(Exercise directions): Skip any picture you find and retype all the remaining lines exactly.
begin Records provided
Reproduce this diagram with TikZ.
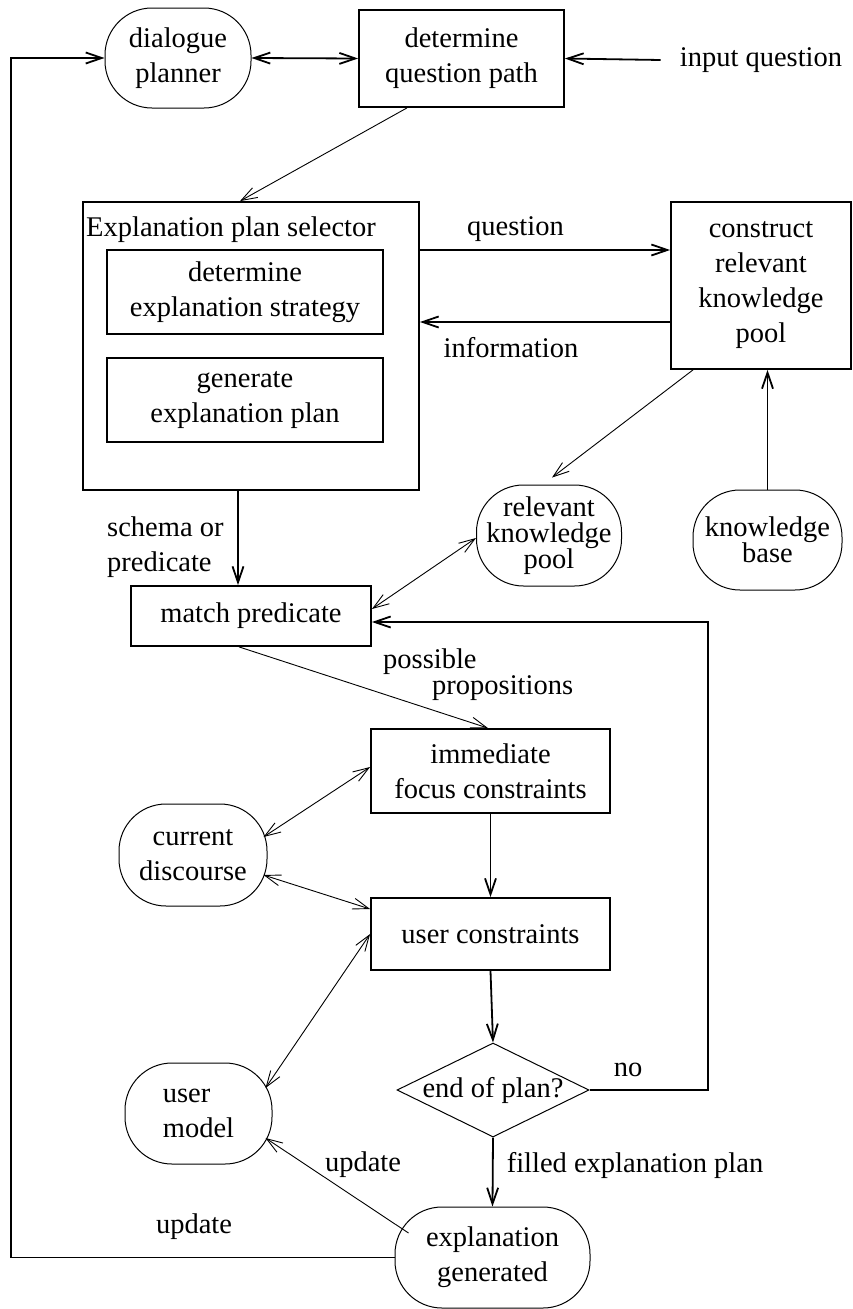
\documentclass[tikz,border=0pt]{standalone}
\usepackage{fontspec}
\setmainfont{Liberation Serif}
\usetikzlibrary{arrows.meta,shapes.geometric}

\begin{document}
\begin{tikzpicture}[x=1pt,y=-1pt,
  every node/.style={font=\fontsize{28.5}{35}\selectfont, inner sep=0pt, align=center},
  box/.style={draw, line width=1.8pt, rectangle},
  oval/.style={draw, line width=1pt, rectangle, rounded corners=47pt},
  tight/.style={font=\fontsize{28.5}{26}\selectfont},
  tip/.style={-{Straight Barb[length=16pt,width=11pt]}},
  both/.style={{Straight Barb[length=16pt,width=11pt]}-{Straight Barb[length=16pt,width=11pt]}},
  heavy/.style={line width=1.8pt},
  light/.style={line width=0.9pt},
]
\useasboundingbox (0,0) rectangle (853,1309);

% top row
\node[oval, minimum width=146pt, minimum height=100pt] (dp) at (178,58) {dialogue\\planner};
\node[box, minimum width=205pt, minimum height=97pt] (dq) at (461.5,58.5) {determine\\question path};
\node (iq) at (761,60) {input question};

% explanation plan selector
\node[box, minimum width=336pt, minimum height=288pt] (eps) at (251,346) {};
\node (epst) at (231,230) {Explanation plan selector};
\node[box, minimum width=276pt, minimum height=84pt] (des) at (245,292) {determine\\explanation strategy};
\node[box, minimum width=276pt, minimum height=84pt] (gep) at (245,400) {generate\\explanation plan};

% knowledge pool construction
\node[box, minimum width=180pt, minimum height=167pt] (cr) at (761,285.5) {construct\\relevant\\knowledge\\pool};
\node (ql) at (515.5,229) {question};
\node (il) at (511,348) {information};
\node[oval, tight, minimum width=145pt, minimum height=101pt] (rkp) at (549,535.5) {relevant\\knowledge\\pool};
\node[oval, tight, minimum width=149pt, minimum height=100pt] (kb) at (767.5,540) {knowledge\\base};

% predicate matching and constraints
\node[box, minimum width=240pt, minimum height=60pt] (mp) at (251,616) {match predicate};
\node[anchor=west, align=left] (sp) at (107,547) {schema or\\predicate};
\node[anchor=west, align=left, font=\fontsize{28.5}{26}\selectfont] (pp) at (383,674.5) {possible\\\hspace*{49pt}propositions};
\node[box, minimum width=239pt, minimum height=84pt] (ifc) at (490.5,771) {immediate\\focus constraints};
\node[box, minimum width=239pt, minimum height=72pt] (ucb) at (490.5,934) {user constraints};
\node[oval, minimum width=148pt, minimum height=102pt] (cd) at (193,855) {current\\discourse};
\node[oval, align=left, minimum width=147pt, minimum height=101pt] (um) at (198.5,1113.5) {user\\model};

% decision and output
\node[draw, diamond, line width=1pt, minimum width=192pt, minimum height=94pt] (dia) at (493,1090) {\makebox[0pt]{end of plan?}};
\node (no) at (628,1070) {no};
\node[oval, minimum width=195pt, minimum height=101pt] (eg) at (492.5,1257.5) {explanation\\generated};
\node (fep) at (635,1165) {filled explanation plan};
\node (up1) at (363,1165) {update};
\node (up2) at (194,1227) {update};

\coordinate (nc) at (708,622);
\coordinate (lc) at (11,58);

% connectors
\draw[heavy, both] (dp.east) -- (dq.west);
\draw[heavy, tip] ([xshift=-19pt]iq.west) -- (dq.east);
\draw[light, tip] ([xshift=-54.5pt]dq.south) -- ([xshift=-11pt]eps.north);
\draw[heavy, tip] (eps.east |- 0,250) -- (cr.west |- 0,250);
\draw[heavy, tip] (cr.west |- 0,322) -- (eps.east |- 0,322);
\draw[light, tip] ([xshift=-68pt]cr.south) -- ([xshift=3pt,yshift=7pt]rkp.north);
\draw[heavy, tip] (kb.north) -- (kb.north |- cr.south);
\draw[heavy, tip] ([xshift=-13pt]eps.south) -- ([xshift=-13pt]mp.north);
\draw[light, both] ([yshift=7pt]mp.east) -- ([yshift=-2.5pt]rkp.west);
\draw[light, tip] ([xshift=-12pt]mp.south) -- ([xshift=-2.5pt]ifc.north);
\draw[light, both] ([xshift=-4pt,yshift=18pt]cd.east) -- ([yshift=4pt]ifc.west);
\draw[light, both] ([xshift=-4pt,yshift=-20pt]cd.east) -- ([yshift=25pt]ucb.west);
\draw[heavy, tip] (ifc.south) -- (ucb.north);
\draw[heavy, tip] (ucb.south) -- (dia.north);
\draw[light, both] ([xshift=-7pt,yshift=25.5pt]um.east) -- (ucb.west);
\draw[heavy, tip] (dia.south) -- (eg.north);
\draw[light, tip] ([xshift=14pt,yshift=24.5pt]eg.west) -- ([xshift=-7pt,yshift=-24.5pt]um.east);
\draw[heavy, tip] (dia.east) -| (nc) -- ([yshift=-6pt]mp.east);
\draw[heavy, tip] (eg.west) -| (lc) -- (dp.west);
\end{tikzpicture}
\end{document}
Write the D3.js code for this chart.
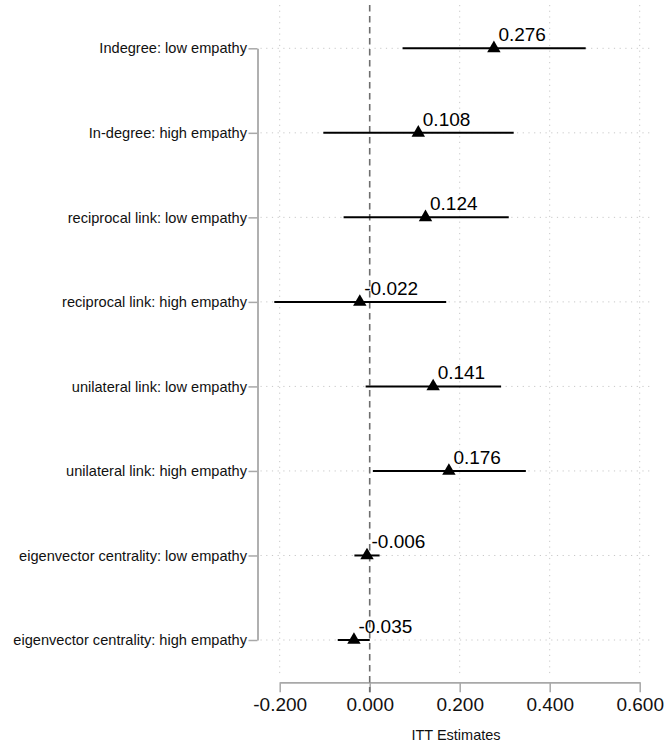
end Records provided
(Answer for this exercise):
Reproduce this diagram with TikZ.
\documentclass[tikz,border=0pt]{standalone}
\usepackage{fontspec}
\setmainfont{Liberation Serif}
\usetikzlibrary{arrows.meta,shapes.geometric}

\begin{document}
\begin{tikzpicture}[x=1pt,y=-1pt,
  every node/.style={font=\fontsize{28.5}{35}\selectfont, inner sep=0pt, align=center},
  box/.style={draw, line width=1.8pt, rectangle},
  oval/.style={draw, line width=1pt, rectangle, rounded corners=47pt},
  tight/.style={font=\fontsize{28.5}{26}\selectfont},
  tip/.style={-{Straight Barb[length=16pt,width=11pt]}},
  both/.style={{Straight Barb[length=16pt,width=11pt]}-{Straight Barb[length=16pt,width=11pt]}},
  heavy/.style={line width=1.8pt},
  light/.style={line width=0.9pt},
]
\useasboundingbox (0,0) rectangle (853,1309);

% top row
\node[oval, minimum width=146pt, minimum height=100pt] (dp) at (178,58) {dialogue\\planner};
\node[box, minimum width=205pt, minimum height=97pt] (dq) at (461.5,58.5) {determine\\question path};
\node (iq) at (761,60) {input question};

% explanation plan selector
\node[box, minimum width=336pt, minimum height=288pt] (eps) at (251,346) {};
\node (epst) at (231,230) {Explanation plan selector};
\node[box, minimum width=276pt, minimum height=84pt] (des) at (245,292) {determine\\explanation strategy};
\node[box, minimum width=276pt, minimum height=84pt] (gep) at (245,400) {generate\\explanation plan};

% knowledge pool construction
\node[box, minimum width=180pt, minimum height=167pt] (cr) at (761,285.5) {construct\\relevant\\knowledge\\pool};
\node (ql) at (515.5,229) {question};
\node (il) at (511,348) {information};
\node[oval, tight, minimum width=145pt, minimum height=101pt] (rkp) at (549,535.5) {relevant\\knowledge\\pool};
\node[oval, tight, minimum width=149pt, minimum height=100pt] (kb) at (767.5,540) {knowledge\\base};

% predicate matching and constraints
\node[box, minimum width=240pt, minimum height=60pt] (mp) at (251,616) {match predicate};
\node[anchor=west, align=left] (sp) at (107,547) {schema or\\predicate};
\node[anchor=west, align=left, font=\fontsize{28.5}{26}\selectfont] (pp) at (383,674.5) {possible\\\hspace*{49pt}propositions};
\node[box, minimum width=239pt, minimum height=84pt] (ifc) at (490.5,771) {immediate\\focus constraints};
\node[box, minimum width=239pt, minimum height=72pt] (ucb) at (490.5,934) {user constraints};
\node[oval, minimum width=148pt, minimum height=102pt] (cd) at (193,855) {current\\discourse};
\node[oval, align=left, minimum width=147pt, minimum height=101pt] (um) at (198.5,1113.5) {user\\model};

% decision and output
\node[draw, diamond, line width=1pt, minimum width=192pt, minimum height=94pt] (dia) at (493,1090) {\makebox[0pt]{end of plan?}};
\node (no) at (628,1070) {no};
\node[oval, minimum width=195pt, minimum height=101pt] (eg) at (492.5,1257.5) {explanation\\generated};
\node (fep) at (635,1165) {filled explanation plan};
\node (up1) at (363,1165) {update};
\node (up2) at (194,1227) {update};

\coordinate (nc) at (708,622);
\coordinate (lc) at (11,58);

% connectors
\draw[heavy, both] (dp.east) -- (dq.west);
\draw[heavy, tip] ([xshift=-19pt]iq.west) -- (dq.east);
\draw[light, tip] ([xshift=-54.5pt]dq.south) -- ([xshift=-11pt]eps.north);
\draw[heavy, tip] (eps.east |- 0,250) -- (cr.west |- 0,250);
\draw[heavy, tip] (cr.west |- 0,322) -- (eps.east |- 0,322);
\draw[light, tip] ([xshift=-68pt]cr.south) -- ([xshift=3pt,yshift=7pt]rkp.north);
\draw[heavy, tip] (kb.north) -- (kb.north |- cr.south);
\draw[heavy, tip] ([xshift=-13pt]eps.south) -- ([xshift=-13pt]mp.north);
\draw[light, both] ([yshift=7pt]mp.east) -- ([yshift=-2.5pt]rkp.west);
\draw[light, tip] ([xshift=-12pt]mp.south) -- ([xshift=-2.5pt]ifc.north);
\draw[light, both] ([xshift=-4pt,yshift=18pt]cd.east) -- ([yshift=4pt]ifc.west);
\draw[light, both] ([xshift=-4pt,yshift=-20pt]cd.east) -- ([yshift=25pt]ucb.west);
\draw[heavy, tip] (ifc.south) -- (ucb.north);
\draw[heavy, tip] (ucb.south) -- (dia.north);
\draw[light, both] ([xshift=-7pt,yshift=25.5pt]um.east) -- (ucb.west);
\draw[heavy, tip] (dia.south) -- (eg.north);
\draw[light, tip] ([xshift=14pt,yshift=24.5pt]eg.west) -- ([xshift=-7pt,yshift=-24.5pt]um.east);
\draw[heavy, tip] (dia.east) -| (nc) -- ([yshift=-6pt]mp.east);
\draw[heavy, tip] (eg.west) -| (lc) -- (dp.west);
\end{tikzpicture}
\end{document}
Write the D3.js code for this chart.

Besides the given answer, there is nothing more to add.